Petitioner’s (Revenue's) Arguments
- The
Revenue contended that the entire multi-year structure was a coordinated,
deliberate colorable device explicitly designed to evade tax. By paying
high premiums from corporate accounts and assigning the policy to
directors at a nominal surrender value within a short duration, the
company sought an artificial business deduction while transferring
tax-free wealth to individuals who were at the helm of corporate affairs.
- The
Revenue further argued that because the expenditure incurred on premiums
did not result in a proportionate commercial return to the company itself,
it failed to meet the strict statutory mandate of being "wholly and
exclusively" incurred for business purposes under Section 37(1).
Thus, the difference between the premium paid and the surrender value
recovered must be treated as a direct taxable perquisite or profit in lieu
of salary under Section 17(3) in the hands of the directors.

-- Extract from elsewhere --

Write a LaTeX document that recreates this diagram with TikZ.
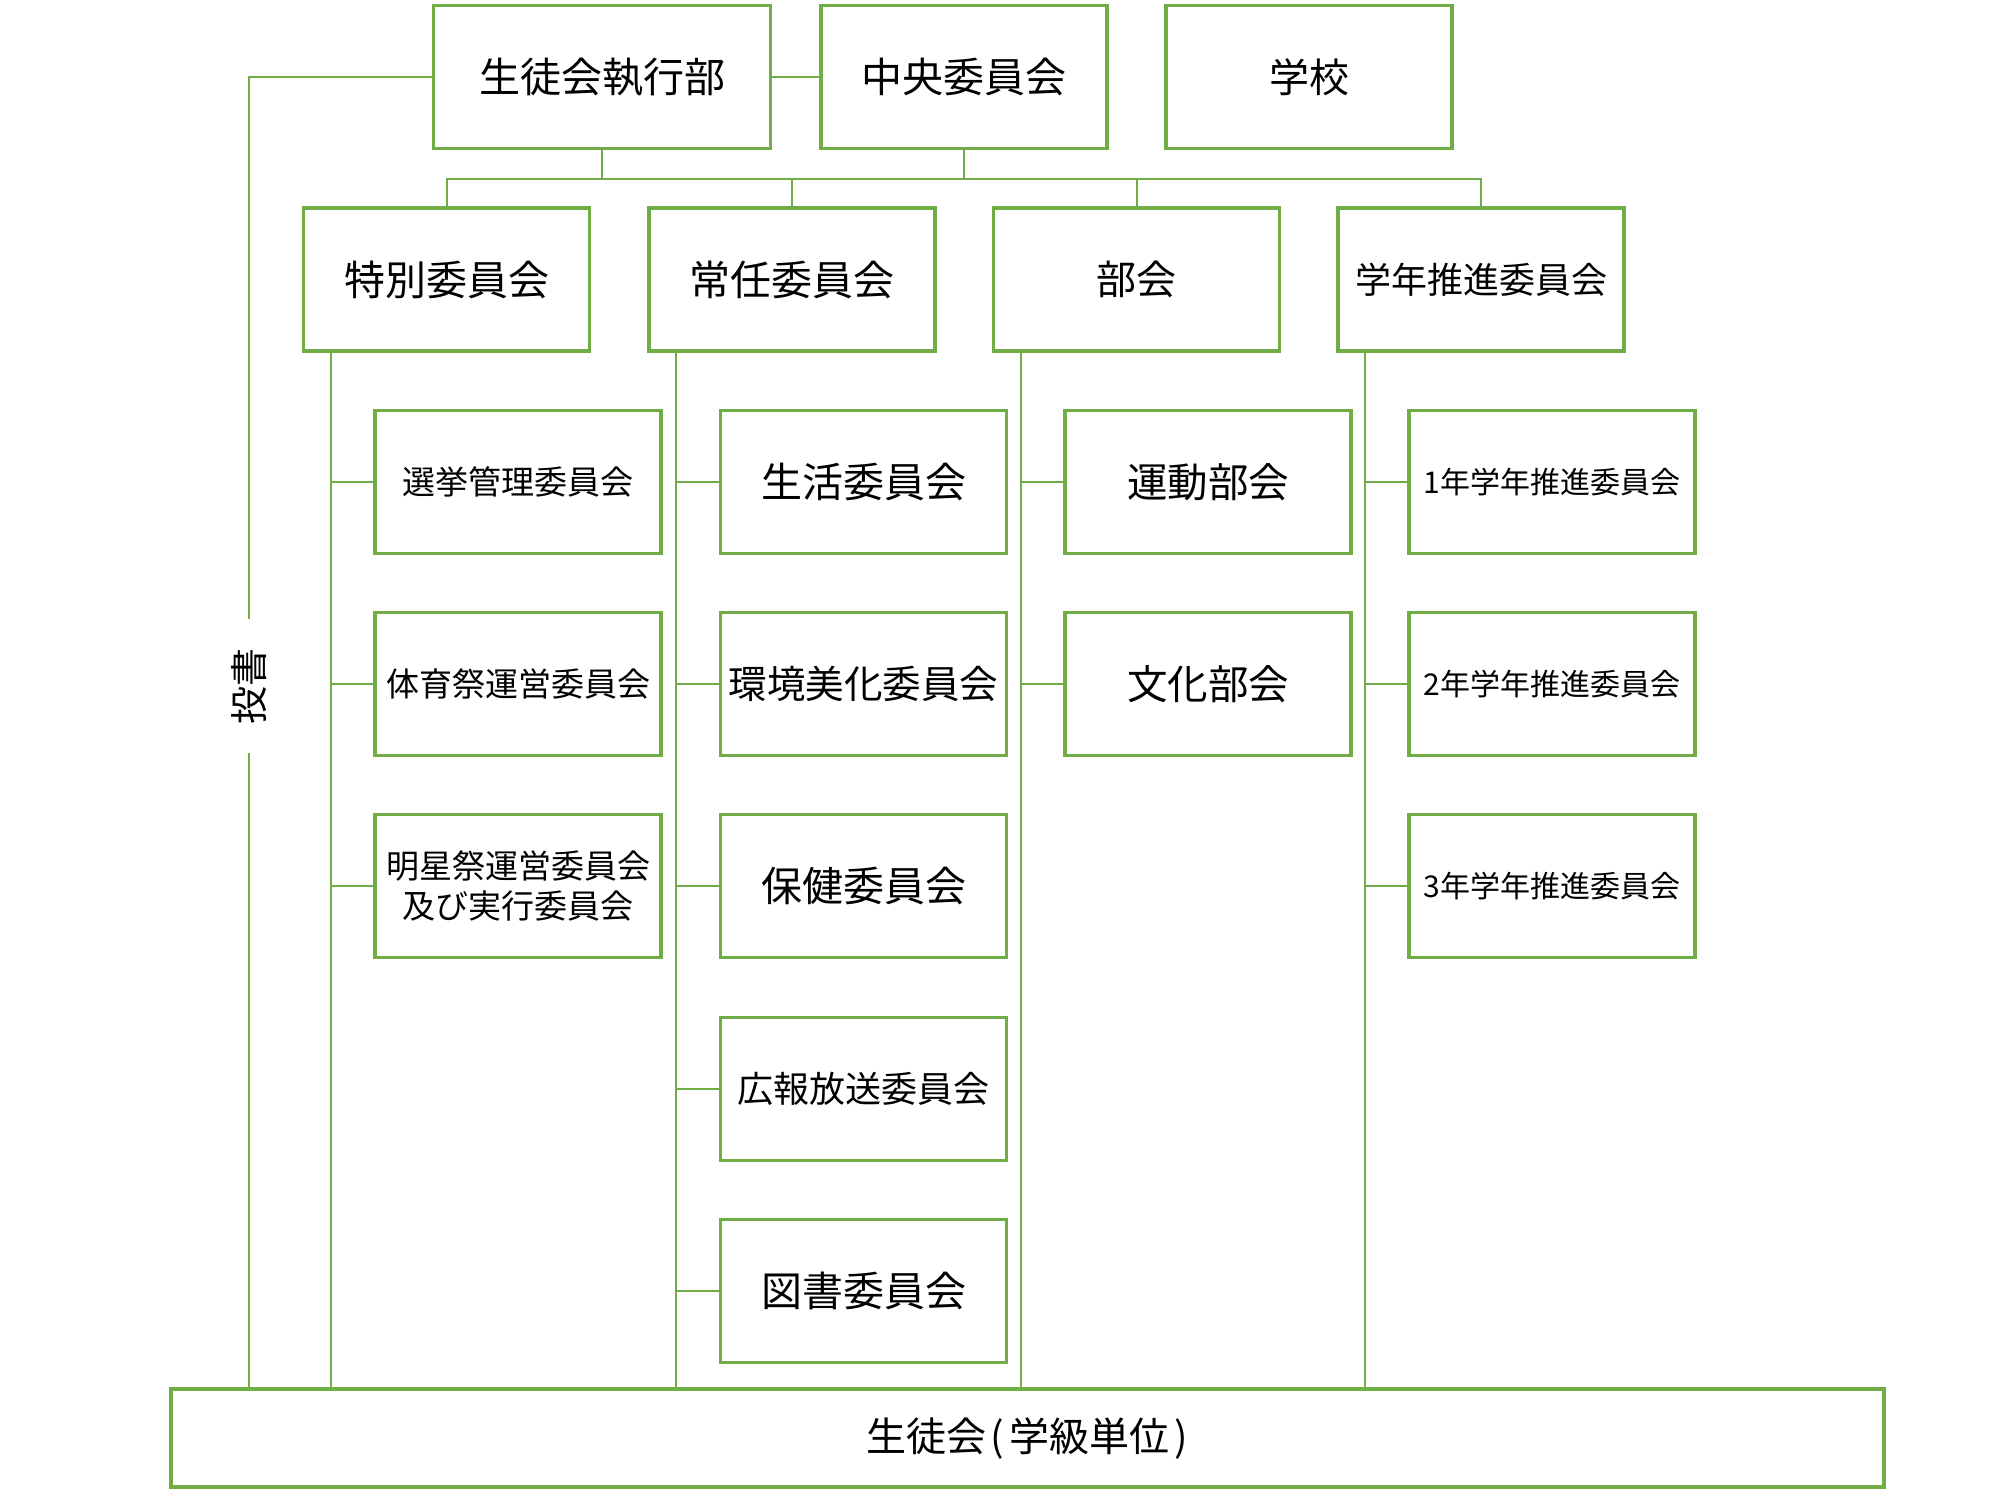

Respondent’s (Assessee's) Arguments
- The
assessees argued that when the Keyman Insurance Policies were originally
purchased, the individuals were active, vital employees/directors of the
company. Protecting the business against the premature loss of its key
human assets constitutes an indisputable business purpose, thereby
validating the premium deductions under Section 37(1) at the time of
payment.
- Regarding
individual tax liability, the respondents maintained that a mere
assignment of an ongoing, active policy does not materialize into a
taxable event or a crystallized benefit. Because the policies were
actively continued by the individuals through personal premium payments
after assignment, no immediate taxable perquisite emerged under Section
17. They supported the ITAT's finding that no crystallized profit or
perquisite under Section 17(3) is triggered while the policy is
continuing.
Court Order / Findings
- The
High Court scrutinized the operational nature of Keyman Insurance Policies
and the statutory boundaries of Sections 37(1) and 17. The Court observed
that the initial payment of premiums by the corporate employer fulfills
business exigencies by safeguarding corporate interests against structural
risks, which inherently qualifies it as valid business expenditure. The
subsequent assignment at an independently determined surrender value does
not retroactively invalidate the business intent of the initial premium
payments.
- Regarding
the individual directors, the High Court noted that the assignment of a
continuing life insurance policy does not immediately trigger an absolute
taxable event for the difference in premium values. Since the assignees
stepped into the shoes of the policyholders and personally assumed the
ongoing financial obligation of future premium payments, the ITAT was
justified in holding that no taxable event took place in the year of
assignment merely because the policy was transferred. The High Court
consequently addressed the substantial questions of law by upholding the
core legal positions that preserve legitimate business deductions, while
leaving open the specific evaluations of maturity taxability based on
final realizations.
Important Clarification
- The
judgment provides a vital clarification on the intersection of corporate
asset assignment and individual tax timing rules: the assignment of an
insurance contract at a legally recognized surrender value cannot be
mechanically treated as a colorable shift of salary income under Section
17 unless there is a clear crystallization of unconditioned personal
profit during that specific assessment year. A continuing policy
represents an evolving financial interest rather than an immediate liquid
perquisite.
Sections Involved
- Section
37(1) of the Income Tax Act, 1961: General provision
regarding the allowance of business expenditure incurred wholly and
exclusively for the purposes of business or profession.
- Section 17(3) of the Income Tax Act, 1961: Definition and scope of "profits in lieu of salary" and taxable perquisites in the hands of employees/directors.